- [Work instructions]: Set all the material down again unchanged, without the pictures.

*-*-*

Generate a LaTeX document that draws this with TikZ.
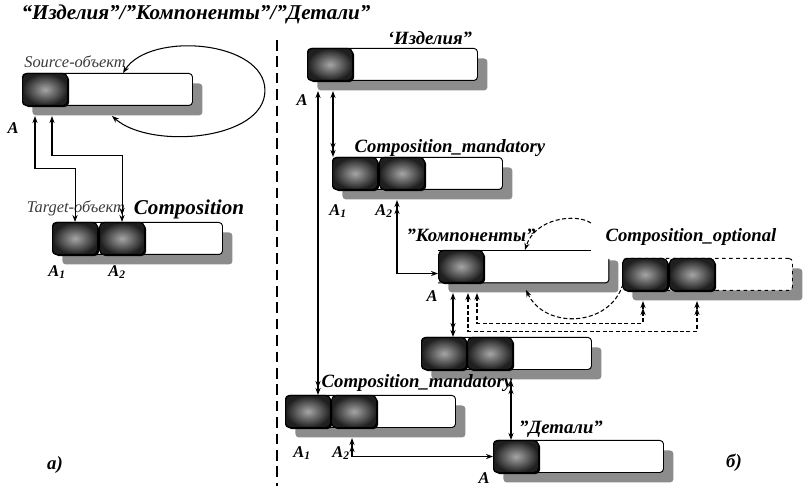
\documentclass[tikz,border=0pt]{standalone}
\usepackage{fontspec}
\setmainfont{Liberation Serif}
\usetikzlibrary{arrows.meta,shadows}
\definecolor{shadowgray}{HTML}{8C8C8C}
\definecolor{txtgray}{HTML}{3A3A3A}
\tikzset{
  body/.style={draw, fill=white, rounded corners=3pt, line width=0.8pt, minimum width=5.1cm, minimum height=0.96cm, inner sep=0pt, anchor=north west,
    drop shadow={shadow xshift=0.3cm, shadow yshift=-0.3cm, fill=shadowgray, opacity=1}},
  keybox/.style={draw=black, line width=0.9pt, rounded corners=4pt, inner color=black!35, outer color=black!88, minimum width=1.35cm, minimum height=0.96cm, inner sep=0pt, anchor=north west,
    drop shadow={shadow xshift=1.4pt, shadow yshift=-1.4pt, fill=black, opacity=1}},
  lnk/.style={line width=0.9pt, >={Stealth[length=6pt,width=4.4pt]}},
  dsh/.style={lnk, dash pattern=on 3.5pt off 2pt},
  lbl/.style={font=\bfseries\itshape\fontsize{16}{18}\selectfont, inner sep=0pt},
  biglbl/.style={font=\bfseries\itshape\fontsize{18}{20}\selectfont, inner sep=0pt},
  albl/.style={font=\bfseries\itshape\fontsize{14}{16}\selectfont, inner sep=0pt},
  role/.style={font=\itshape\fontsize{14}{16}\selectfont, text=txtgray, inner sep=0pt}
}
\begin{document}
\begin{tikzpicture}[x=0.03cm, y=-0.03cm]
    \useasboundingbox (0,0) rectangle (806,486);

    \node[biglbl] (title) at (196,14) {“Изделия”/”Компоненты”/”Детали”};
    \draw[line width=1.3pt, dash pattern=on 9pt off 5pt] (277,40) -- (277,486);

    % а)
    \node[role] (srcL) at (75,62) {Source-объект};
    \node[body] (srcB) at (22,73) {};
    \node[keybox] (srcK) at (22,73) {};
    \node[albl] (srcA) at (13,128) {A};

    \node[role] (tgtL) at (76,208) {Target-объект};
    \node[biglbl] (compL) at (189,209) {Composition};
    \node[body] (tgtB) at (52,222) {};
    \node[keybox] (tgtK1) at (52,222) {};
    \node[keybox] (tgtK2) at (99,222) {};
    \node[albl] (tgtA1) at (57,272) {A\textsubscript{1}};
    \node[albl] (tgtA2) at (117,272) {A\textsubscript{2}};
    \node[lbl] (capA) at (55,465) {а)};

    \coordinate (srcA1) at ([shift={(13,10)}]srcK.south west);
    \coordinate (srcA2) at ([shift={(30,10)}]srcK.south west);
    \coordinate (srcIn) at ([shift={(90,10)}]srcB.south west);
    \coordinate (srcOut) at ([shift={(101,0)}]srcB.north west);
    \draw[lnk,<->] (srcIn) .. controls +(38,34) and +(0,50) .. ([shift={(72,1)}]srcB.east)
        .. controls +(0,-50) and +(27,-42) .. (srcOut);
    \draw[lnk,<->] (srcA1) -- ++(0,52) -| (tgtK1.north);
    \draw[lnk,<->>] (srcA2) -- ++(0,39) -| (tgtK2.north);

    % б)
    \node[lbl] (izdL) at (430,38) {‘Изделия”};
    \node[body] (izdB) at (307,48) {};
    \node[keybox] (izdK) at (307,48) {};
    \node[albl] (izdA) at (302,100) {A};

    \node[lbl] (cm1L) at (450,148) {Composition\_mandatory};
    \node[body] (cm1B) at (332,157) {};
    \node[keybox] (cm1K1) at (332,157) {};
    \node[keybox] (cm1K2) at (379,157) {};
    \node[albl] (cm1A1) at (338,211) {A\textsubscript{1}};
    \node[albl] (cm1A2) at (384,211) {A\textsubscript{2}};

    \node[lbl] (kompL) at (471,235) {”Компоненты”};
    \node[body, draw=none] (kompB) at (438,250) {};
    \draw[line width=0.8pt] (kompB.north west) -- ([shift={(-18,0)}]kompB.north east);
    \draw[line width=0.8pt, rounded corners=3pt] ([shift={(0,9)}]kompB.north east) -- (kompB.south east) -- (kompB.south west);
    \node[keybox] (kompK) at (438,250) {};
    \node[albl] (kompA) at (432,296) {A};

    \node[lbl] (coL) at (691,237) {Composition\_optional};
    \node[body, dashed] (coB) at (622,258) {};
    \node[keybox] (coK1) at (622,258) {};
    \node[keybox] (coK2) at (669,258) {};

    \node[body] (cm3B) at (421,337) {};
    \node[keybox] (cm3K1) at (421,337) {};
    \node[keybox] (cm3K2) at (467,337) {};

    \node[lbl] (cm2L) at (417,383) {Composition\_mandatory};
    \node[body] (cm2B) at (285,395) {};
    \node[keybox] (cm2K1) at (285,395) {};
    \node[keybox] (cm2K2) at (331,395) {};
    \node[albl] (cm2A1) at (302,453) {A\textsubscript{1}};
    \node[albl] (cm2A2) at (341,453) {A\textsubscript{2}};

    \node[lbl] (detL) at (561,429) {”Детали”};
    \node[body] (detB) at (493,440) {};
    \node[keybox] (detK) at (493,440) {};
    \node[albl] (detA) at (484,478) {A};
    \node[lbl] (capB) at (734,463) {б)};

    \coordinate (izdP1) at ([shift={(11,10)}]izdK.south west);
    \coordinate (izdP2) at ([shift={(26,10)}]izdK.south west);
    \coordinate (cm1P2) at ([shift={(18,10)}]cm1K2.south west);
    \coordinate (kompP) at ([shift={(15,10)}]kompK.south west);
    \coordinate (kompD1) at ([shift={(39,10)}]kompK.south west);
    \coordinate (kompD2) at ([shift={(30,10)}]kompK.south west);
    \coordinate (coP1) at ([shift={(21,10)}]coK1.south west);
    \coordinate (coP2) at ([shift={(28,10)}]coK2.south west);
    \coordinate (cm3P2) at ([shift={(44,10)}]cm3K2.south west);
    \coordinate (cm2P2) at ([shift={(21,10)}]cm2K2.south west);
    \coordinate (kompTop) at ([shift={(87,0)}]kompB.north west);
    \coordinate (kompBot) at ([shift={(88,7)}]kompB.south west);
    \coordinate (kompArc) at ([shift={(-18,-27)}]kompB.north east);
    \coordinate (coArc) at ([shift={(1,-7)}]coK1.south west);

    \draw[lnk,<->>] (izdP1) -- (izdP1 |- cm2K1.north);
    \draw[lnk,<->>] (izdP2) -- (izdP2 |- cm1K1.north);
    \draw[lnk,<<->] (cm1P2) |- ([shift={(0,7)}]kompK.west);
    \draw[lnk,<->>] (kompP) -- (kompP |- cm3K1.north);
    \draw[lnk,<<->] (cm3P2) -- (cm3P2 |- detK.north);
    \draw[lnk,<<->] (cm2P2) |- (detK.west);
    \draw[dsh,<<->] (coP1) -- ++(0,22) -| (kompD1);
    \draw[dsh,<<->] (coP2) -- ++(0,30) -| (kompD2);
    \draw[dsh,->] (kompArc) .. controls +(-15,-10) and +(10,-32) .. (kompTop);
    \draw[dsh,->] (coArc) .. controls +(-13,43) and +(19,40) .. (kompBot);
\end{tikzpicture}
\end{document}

*-*-*

- [Output of the exercise]:
Generate a LaTeX document that draws this with TikZ.
\documentclass[tikz,border=0pt]{standalone}
\usepackage{fontspec}
\setmainfont{Liberation Serif}
\usetikzlibrary{arrows.meta,shadows}
\definecolor{shadowgray}{HTML}{8C8C8C}
\definecolor{txtgray}{HTML}{3A3A3A}
\tikzset{
  body/.style={draw, fill=white, rounded corners=3pt, line width=0.8pt, minimum width=5.1cm, minimum height=0.96cm, inner sep=0pt, anchor=north west,
    drop shadow={shadow xshift=0.3cm, shadow yshift=-0.3cm, fill=shadowgray, opacity=1}},
  keybox/.style={draw=black, line width=0.9pt, rounded corners=4pt, inner color=black!35, outer color=black!88, minimum width=1.35cm, minimum height=0.96cm, inner sep=0pt, anchor=north west,
    drop shadow={shadow xshift=1.4pt, shadow yshift=-1.4pt, fill=black, opacity=1}},
  lnk/.style={line width=0.9pt, >={Stealth[length=6pt,width=4.4pt]}},
  dsh/.style={lnk, dash pattern=on 3.5pt off 2pt},
  lbl/.style={font=\bfseries\itshape\fontsize{16}{18}\selectfont, inner sep=0pt},
  biglbl/.style={font=\bfseries\itshape\fontsize{18}{20}\selectfont, inner sep=0pt},
  albl/.style={font=\bfseries\itshape\fontsize{14}{16}\selectfont, inner sep=0pt},
  role/.style={font=\itshape\fontsize{14}{16}\selectfont, text=txtgray, inner sep=0pt}
}
\begin{document}
\begin{tikzpicture}[x=0.03cm, y=-0.03cm]
    \useasboundingbox (0,0) rectangle (806,486);

    \node[biglbl] (title) at (196,14) {“Изделия”/”Компоненты”/”Детали”};
    \draw[line width=1.3pt, dash pattern=on 9pt off 5pt] (277,40) -- (277,486);

    % а)
    \node[role] (srcL) at (75,62) {Source-объект};
    \node[body] (srcB) at (22,73) {};
    \node[keybox] (srcK) at (22,73) {};
    \node[albl] (srcA) at (13,128) {A};

    \node[role] (tgtL) at (76,208) {Target-объект};
    \node[biglbl] (compL) at (189,209) {Composition};
    \node[body] (tgtB) at (52,222) {};
    \node[keybox] (tgtK1) at (52,222) {};
    \node[keybox] (tgtK2) at (99,222) {};
    \node[albl] (tgtA1) at (57,272) {A\textsubscript{1}};
    \node[albl] (tgtA2) at (117,272) {A\textsubscript{2}};
    \node[lbl] (capA) at (55,465) {а)};

    \coordinate (srcA1) at ([shift={(13,10)}]srcK.south west);
    \coordinate (srcA2) at ([shift={(30,10)}]srcK.south west);
    \coordinate (srcIn) at ([shift={(90,10)}]srcB.south west);
    \coordinate (srcOut) at ([shift={(101,0)}]srcB.north west);
    \draw[lnk,<->] (srcIn) .. controls +(38,34) and +(0,50) .. ([shift={(72,1)}]srcB.east)
        .. controls +(0,-50) and +(27,-42) .. (srcOut);
    \draw[lnk,<->] (srcA1) -- ++(0,52) -| (tgtK1.north);
    \draw[lnk,<->>] (srcA2) -- ++(0,39) -| (tgtK2.north);

    % б)
    \node[lbl] (izdL) at (430,38) {‘Изделия”};
    \node[body] (izdB) at (307,48) {};
    \node[keybox] (izdK) at (307,48) {};
    \node[albl] (izdA) at (302,100) {A};

    \node[lbl] (cm1L) at (450,148) {Composition\_mandatory};
    \node[body] (cm1B) at (332,157) {};
    \node[keybox] (cm1K1) at (332,157) {};
    \node[keybox] (cm1K2) at (379,157) {};
    \node[albl] (cm1A1) at (338,211) {A\textsubscript{1}};
    \node[albl] (cm1A2) at (384,211) {A\textsubscript{2}};

    \node[lbl] (kompL) at (471,235) {”Компоненты”};
    \node[body, draw=none] (kompB) at (438,250) {};
    \draw[line width=0.8pt] (kompB.north west) -- ([shift={(-18,0)}]kompB.north east);
    \draw[line width=0.8pt, rounded corners=3pt] ([shift={(0,9)}]kompB.north east) -- (kompB.south east) -- (kompB.south west);
    \node[keybox] (kompK) at (438,250) {};
    \node[albl] (kompA) at (432,296) {A};

    \node[lbl] (coL) at (691,237) {Composition\_optional};
    \node[body, dashed] (coB) at (622,258) {};
    \node[keybox] (coK1) at (622,258) {};
    \node[keybox] (coK2) at (669,258) {};

    \node[body] (cm3B) at (421,337) {};
    \node[keybox] (cm3K1) at (421,337) {};
    \node[keybox] (cm3K2) at (467,337) {};

    \node[lbl] (cm2L) at (417,383) {Composition\_mandatory};
    \node[body] (cm2B) at (285,395) {};
    \node[keybox] (cm2K1) at (285,395) {};
    \node[keybox] (cm2K2) at (331,395) {};
    \node[albl] (cm2A1) at (302,453) {A\textsubscript{1}};
    \node[albl] (cm2A2) at (341,453) {A\textsubscript{2}};

    \node[lbl] (detL) at (561,429) {”Детали”};
    \node[body] (detB) at (493,440) {};
    \node[keybox] (detK) at (493,440) {};
    \node[albl] (detA) at (484,478) {A};
    \node[lbl] (capB) at (734,463) {б)};

    \coordinate (izdP1) at ([shift={(11,10)}]izdK.south west);
    \coordinate (izdP2) at ([shift={(26,10)}]izdK.south west);
    \coordinate (cm1P2) at ([shift={(18,10)}]cm1K2.south west);
    \coordinate (kompP) at ([shift={(15,10)}]kompK.south west);
    \coordinate (kompD1) at ([shift={(39,10)}]kompK.south west);
    \coordinate (kompD2) at ([shift={(30,10)}]kompK.south west);
    \coordinate (coP1) at ([shift={(21,10)}]coK1.south west);
    \coordinate (coP2) at ([shift={(28,10)}]coK2.south west);
    \coordinate (cm3P2) at ([shift={(44,10)}]cm3K2.south west);
    \coordinate (cm2P2) at ([shift={(21,10)}]cm2K2.south west);
    \coordinate (kompTop) at ([shift={(87,0)}]kompB.north west);
    \coordinate (kompBot) at ([shift={(88,7)}]kompB.south west);
    \coordinate (kompArc) at ([shift={(-18,-27)}]kompB.north east);
    \coordinate (coArc) at ([shift={(1,-7)}]coK1.south west);

    \draw[lnk,<->>] (izdP1) -- (izdP1 |- cm2K1.north);
    \draw[lnk,<->>] (izdP2) -- (izdP2 |- cm1K1.north);
    \draw[lnk,<<->] (cm1P2) |- ([shift={(0,7)}]kompK.west);
    \draw[lnk,<->>] (kompP) -- (kompP |- cm3K1.north);
    \draw[lnk,<<->] (cm3P2) -- (cm3P2 |- detK.north);
    \draw[lnk,<<->] (cm2P2) |- (detK.west);
    \draw[dsh,<<->] (coP1) -- ++(0,22) -| (kompD1);
    \draw[dsh,<<->] (coP2) -- ++(0,30) -| (kompD2);
    \draw[dsh,->] (kompArc) .. controls +(-15,-10) and +(10,-32) .. (kompTop);
    \draw[dsh,->] (coArc) .. controls +(-13,43) and +(19,40) .. (kompBot);
\end{tikzpicture}
\end{document}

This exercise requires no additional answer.